Here is Nagy’s statement in full:

“It’s 12:01 AM on May 1, 2020. We’ll have been in compliance with Working Rule 23 for over a year. This means that about 75% of us will have been without agents for well over one year. And with no agreement in place for new MBA terms, we’ll also be on strike.

“Our Executive Director has made it clear that as a Guild, we don’t make the best deals because we don’t stay out long enough. How long is enough? A year. Maybe more. Are we prepared to wake up on May 1, 2021 without reps and without work?

“Do you think this scenario is unreasonable? Do you think we can’t find ourselves there?

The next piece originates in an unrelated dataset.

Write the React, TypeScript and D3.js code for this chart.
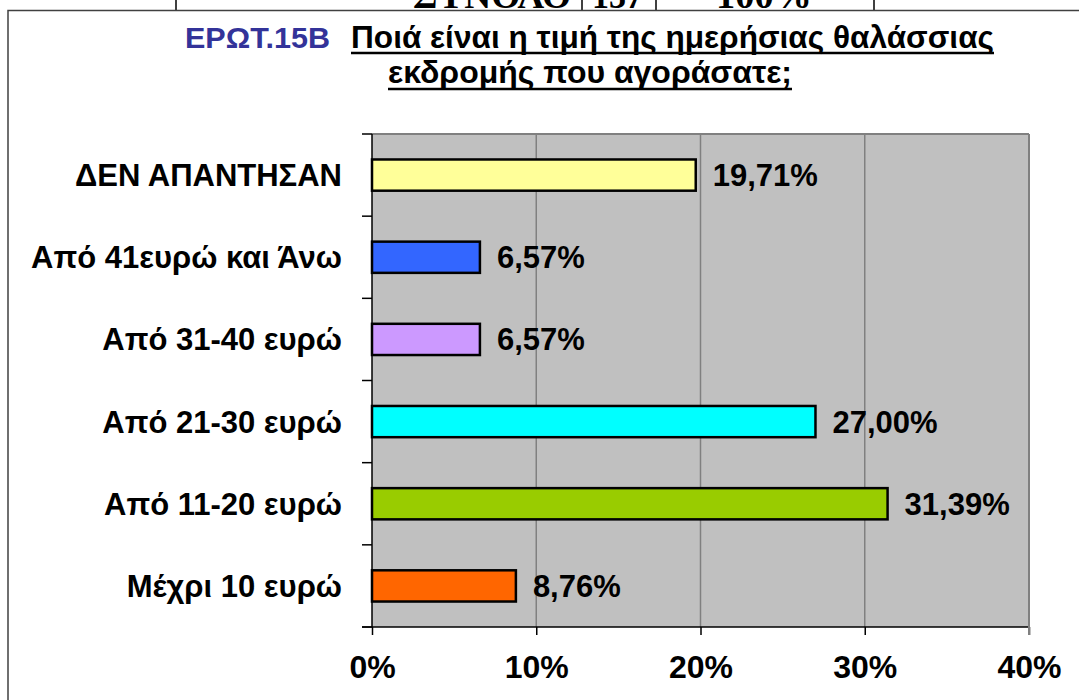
import React, { useEffect, useRef } from 'react';
import * as d3 from 'd3';

// data
const categories = [
  'ΔΕΝ ΑΠΑΝΤΗΣΑΝ',
  'Από 41ευρώ και Άνω',
  'Από 31-40 ευρώ',
  'Από 21-30 ευρώ',
  'Από 11-20 ευρώ',
  'Μέχρι 10 ευρώ',
];
const values = [19.71, 6.57, 6.57, 27.0, 31.39, 8.76];
const barColors = ['#FFFF99', '#3366FF', '#CC99FF', '#00FFFF', '#99CC00', '#FF6600'];
const xTicks = [0, 10, 20, 30, 40];

const titleCode = 'ΕΡΩΤ.15Β';
const titleLine1 = 'Ποιά είναι η τιμή της ημερήσιας θαλάσσιας';
const titleLine2 = 'εκδρομής που αγοράσατε;';

// the cut off table row above the chart
const tableTexts = ['ΣΥΝΟΛΟ', '137', '100%'];

const App = () => {
  const ref = useRef<SVGSVGElement>(null);

  useEffect(() => {
    const svg = d3.select(ref.current);
    svg.selectAll('*').remove();

    const W = 1079;
    const H = 700;
    const font = 'Liberation Sans, Arial, sans-serif';

    svg.append('rect').attr('width', W).attr('height', H).attr('fill', '#fff');

    // table remnant at the top
    [176, 582, 656, 874].forEach(x => {
      svg.append('line')
        .attr('x1', x).attr('x2', x).attr('y1', 0).attr('y2', 10)
        .attr('stroke', '#000').attr('stroke-width', 1.5);
    });
    const tablePos = [[413, 571], [592, 643], [716, 812]];
    tableTexts.forEach((t, i) => {
      svg.append('text')
        .attr('x', tablePos[i][0]).attr('y', 8)
        .attr('textLength', tablePos[i][1] - tablePos[i][0])
        .attr('lengthAdjust', 'spacingAndGlyphs')
        .attr('font-family', 'Liberation Serif, Times New Roman, serif')
        .attr('font-weight', 'bold').attr('font-size', 36)
        .text(t);
    });

    // chart frame
    svg.append('rect')
      .attr('x', 8).attr('y', 10.5).attr('width', W + 20).attr('height', H)
      .attr('fill', '#fff').attr('stroke', '#404040').attr('stroke-width', 1.5);

    // title
    svg.append('text')
      .attr('x', 185).attr('y', 48)
      .attr('textLength', 145).attr('lengthAdjust', 'spacingAndGlyphs')
      .attr('font-family', font).attr('font-weight', 'bold').attr('font-size', 29)
      .attr('fill', '#333399')
      .text(titleCode);
    const lines = [
      { t: titleLine1, x0: 351, x1: 994, y: 48, u: 53 },
      { t: titleLine2, x0: 388, x1: 792, y: 83, u: 89 },
    ];
    lines.forEach(l => {
      svg.append('text')
        .attr('x', l.x0).attr('y', l.y)
        .attr('textLength', l.x1 - l.x0).attr('lengthAdjust', 'spacingAndGlyphs')
        .attr('font-family', font).attr('font-weight', 'bold').attr('font-size', 32)
        .attr('fill', '#000')
        .text(l.t);
      svg.append('line')
        .attr('x1', l.x0).attr('x2', l.x1).attr('y1', l.u).attr('y2', l.u)
        .attr('stroke', '#000').attr('stroke-width', 2.5);
    });

    // plot area
    const left = 372, right = 1029, top = 134, bottom = 627;

    const x = d3.scaleLinear().domain([0, 40]).range([left, right]);
    const y = d3.scaleBand()
      .domain(categories)
      .range([top, bottom])
      .paddingInner(0.62)
      .paddingOuter(0.31);

    svg.append('rect')
      .attr('x', left).attr('y', top)
      .attr('width', right - left).attr('height', bottom - top)
      .attr('fill', '#C0C0C0');

    // gridlines
    svg.append('g')
      .selectAll('line')
      .data(xTicks.slice(1))
      .enter()
      .append('line')
      .attr('x1', d => x(d)).attr('x2', d => x(d))
      .attr('y1', top).attr('y2', bottom)
      .attr('stroke', '#808080').attr('stroke-width', 1.5);

    // top border of plot
    svg.append('line')
      .attr('x1', left).attr('x2', right).attr('y1', top).attr('y2', top)
      .attr('stroke', '#808080').attr('stroke-width', 2);

    // bars
    svg.append('g')
      .selectAll('rect')
      .data(values)
      .enter()
      .append('rect')
      .attr('x', x(0))
      .attr('y', (d, i) => y(categories[i]))
      .attr('width', d => x(d) - x(0))
      .attr('height', y.bandwidth())
      .attr('fill', (d, i) => barColors[i])
      .attr('stroke', '#000')
      .attr('stroke-width', 2.5);

    // value labels
    svg.append('g')
      .selectAll('text')
      .data(values)
      .enter()
      .append('text')
      .attr('x', d => x(d) + 17)
      .attr('y', (d, i) => y(categories[i]) + y.bandwidth() / 2 + 11)
      .attr('font-family', font).attr('font-weight', 'bold').attr('font-size', 31)
      .text(d => d.toFixed(2).replace('.', ',') + '%');

    // x axis
    const xAxis = svg.append('g')
      .attr('transform', `translate(0, ${bottom})`)
      .call(d3.axisBottom(x).tickValues(xTicks).tickSize(8).tickFormat(d => `${d}%`));
    xAxis.select('.domain').remove();
    xAxis.selectAll('line').attr('stroke', '#000').attr('stroke-width', 1.5);
    xAxis.selectAll('text')
      .attr('y', 51).attr('dy', null)
      .attr('font-family', font).attr('font-weight', 'bold').attr('font-size', 32)
      .attr('fill', '#000');
    svg.append('line')
      .attr('x1', left - 10).attr('x2', right).attr('y1', bottom).attr('y2', bottom)
      .attr('stroke', '#000').attr('stroke-width', 1.5);

    // y axis: ticks between the categories
    const step = y.step();
    const yTicks = d3.range(categories.length + 1).map(i => top + i * step);
    svg.append('line')
      .attr('x1', left).attr('x2', left).attr('y1', top).attr('y2', bottom)
      .attr('stroke', '#000').attr('stroke-width', 1.5);
    svg.append('g')
      .selectAll('line')
      .data(yTicks)
      .enter()
      .append('line')
      .attr('x1', left - 10).attr('x2', left)
      .attr('y1', d => d).attr('y2', d => d)
      .attr('stroke', '#000').attr('stroke-width', 1.5);

    // right border
    svg.append('line')
      .attr('x1', right).attr('x2', right).attr('y1', top).attr('y2', bottom + 8)
      .attr('stroke', '#808080').attr('stroke-width', 2);

    // category labels
    svg.append('g')
      .selectAll('text')
      .data(categories)
      .enter()
      .append('text')
      .attr('x', 342)
      .attr('y', d => y(d) + y.bandwidth() / 2 + 11)
      .attr('text-anchor', 'end')
      .attr('font-family', font).attr('font-weight', 'bold').attr('font-size', 31)
      .text(d => d);
  }, []);

  return (
    <svg ref={ref} width={1079} height={700}
      style={{ position: 'absolute', left: 0, top: 0, display: 'block' }} />
  );
};

export default App;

If you think it unreasonable, ask yourself this question: Did you ever imagine our Guild would take action against our chosen representatives in the manner that we have and with leadership admitting, 4 months in, that they didn’t expect an action of this length?

“Because that’s exactly where we are. For over four months, we’ve been engaged in a divide and conquer strategy, actually negotiating with agencies who do not, by and large, engage in packaging, benefit from it, or have ownership stakes in affiliate production companies. In other words: we are successfully negotiating with people who can’t solve our problems.

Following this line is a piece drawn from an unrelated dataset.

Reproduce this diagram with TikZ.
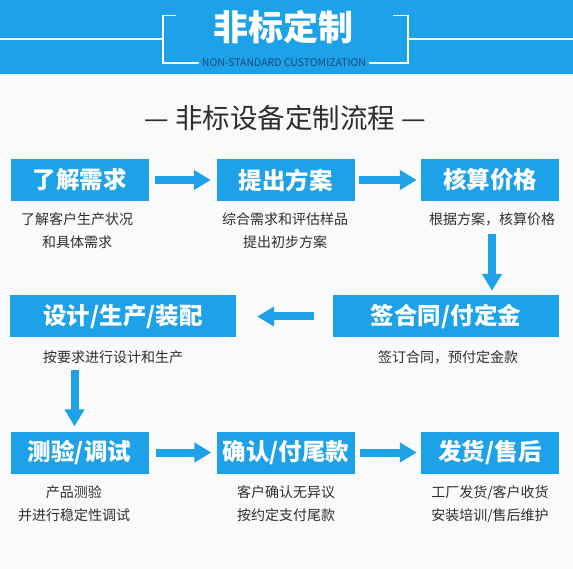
\documentclass[tikz,border=0pt]{standalone}
\usepackage{fontspec}
\setmainfont{Noto Sans CJK SC}
\usetikzlibrary{arrows.meta,calc}
\definecolor{cblue}{HTML}{1DA1E8}
\definecolor{navy}{HTML}{174A7A}
\definecolor{txt}{HTML}{2E2E2E}
\definecolor{bg}{HTML}{FAFAFA}
\begin{document}
\begin{tikzpicture}[x=1pt,y=-1pt,
  stepbox/.style={fill=cblue, text=white, minimum width=138pt, minimum height=42pt, inner sep=0pt,
    font=\fontsize{23.5}{26}\selectfont\bfseries},
  widebox/.style={stepbox, minimum width=226pt},
  desc/.style={text=txt, font=\fontsize{14}{23}\selectfont, align=center, inner sep=0pt},
  blk/.style={draw=cblue, line width=8pt, -{Triangle[width=19pt,length=17pt]}},
  brk/.style={draw=white, line width=1.6pt}]
\useasboundingbox (0,0) rectangle (573,569);
\fill[bg] (0,0) rectangle (573,569);
% header band
\fill[cblue] (0,0) rectangle (573,74);
\node[text=white, font=\fontsize{35}{38}\selectfont\bfseries, inner sep=0pt] (title) at (283,27) {非标定制};
\node[text=navy, font=\fontsize{10.5}{12}\selectfont, inner sep=2.5pt] (sub) at (284,63) {NON-STANDARD CUSTOMIZATION};
\coordinate (lt) at (162.7,15.7);
\coordinate (rt) at (408,15.7);
\draw[brk] (0,39) -- (lt |- 0,39);
\draw[brk] (176,15.7) -- (lt) -- (lt |- sub.west) -- (sub.west);
\draw[brk] (sub.east) -- (rt |- sub.east) -- (rt) -- (393,15.7);
\draw[brk] (rt |- 0,39) -- (573,39);
% section heading
\node[text=txt, font=\fontsize{27.5}{30}\selectfont, inner sep=0pt] (head) at (285,118) {— 非标设备定制流程 —};
% row 1
\node[stepbox] (b1) at (79.5,180) {了解需求};
\node[stepbox] (b2) at (285.5,180) {提出方案};
\node[stepbox] (b3) at (490,180) {核算价格};
\node[desc] (d1) at (77,230.5) {了解客户生产状况\\和具体需求};
\node[desc] (d2) at (285,230.5) {综合需求和评估样品\\提出初步方案};
\node[desc] (d3) at (492,219) {根据方案，核算价格};
% row 2
\node[widebox] (b4) at (446,316.5) {签合同/付定金};
\node[widebox] (b5) at (123,316.5) {设计/生产/装配};
\node[desc] (d4) at (448,357) {签订合同，预付定金款};
\node[desc] (d5) at (113,357) {按要求进行设计和生产};
% row 3
\node[stepbox] (b6) at (79.5,452.5) {测验/调试};
\node[stepbox] (b7) at (286,452.5) {确认/付尾款};
\node[stepbox] (b8) at (490,452.5) {发货/售后};
\node[desc] (d6) at (74,504) {产品测验\\并进行稳定性调试};
\node[desc] (d7) at (286,504) {客户确认无异议\\按约定支付尾款};
\node[desc] (d8) at (490,504) {工厂发货/客户收货\\安装培训/售后维护};
% arrows
\draw[blk, shorten <=6pt, shorten >=5.5pt] (b1.east) -- (b2.west);
\draw[blk, shorten <=4.5pt, shorten >=4pt] (b2.east) -- (b3.west);
\draw[blk, shorten <=8pt, shorten >=4.5pt] (d3.south) -- (d3.south |- b4.north);
\draw[blk, shorten <=19pt, shorten >=21pt] (b4.west) -- (b5.east);
\draw[blk, shorten <=6pt, shorten >=5pt] ($(d5.south -| b6.north)+(-5,0)$) -- ($(b6.north)+(-5,0)$);
\draw[blk, shorten <=7pt, shorten >=5.5pt] (b6.east) -- (b7.west);
\draw[blk, shorten <=5pt, shorten >=4pt] (b7.east) -- (b8.west);
\end{tikzpicture}
\end{document}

“While it’s wonderful that some writers can return to work with agents, it’s unacceptable that the burden of ‘suffering’ leadership has asked of us is not borne equally – as it would be in a strike.

“Do the math. In the next eight months, we might expect the divide and conquer strategy to work with how many more agencies? Four? Six? Perhaps all the remaining ATA mid-level agencies will come to separate franchise agreements with the Guild.

“While I’d be the first to congratulate and cheer on the roughly 25% of membership who would benefit from those agreements, the vast majority of us would continue to unequally bear the burden of this action.

“As long as we refuse to counter the formal offer presented by the ATA in June, we will not begin to resolve the very practices leadership has given us for the basis of the current action –abuses of packaging, packaging fees and affiliate production companies.

“As long as we refuse to acknowledge that a divide and conquer strategy employed only against agencies who, by and large, are and always have been ten percenters does not hurt the Big 4, we will remain in stasis, harming 75% of our membership in the process.

“As long as we refuse to acknowledge that packaging continues to exist in our absence, with stars, directors, producers and intellectual property at the center, we will find ourselves on the other end of this action as writers-for-hire in a system that will permanently destroy the primacy writers have enjoyed in television.

“We have two choices in this election: Stay the course with current leadership. Refuse to engage the Big 4 – who create the vast majority of packages and all affiliate production deals – in favor of negotiating franchise agreements with non-affiliate productions and non-packaging agencies. Rely on lawsuits whose eventual costs can’t be calculated or covered by the Guild’s surplus.

“Or choose new leadership who will counter aggressively to the ATA’s last offer. Leadership who will fight to ensure that any gain from revenue sharing finds its way into the pockets of low and mid-level writers. It’s a binary. And always has been.”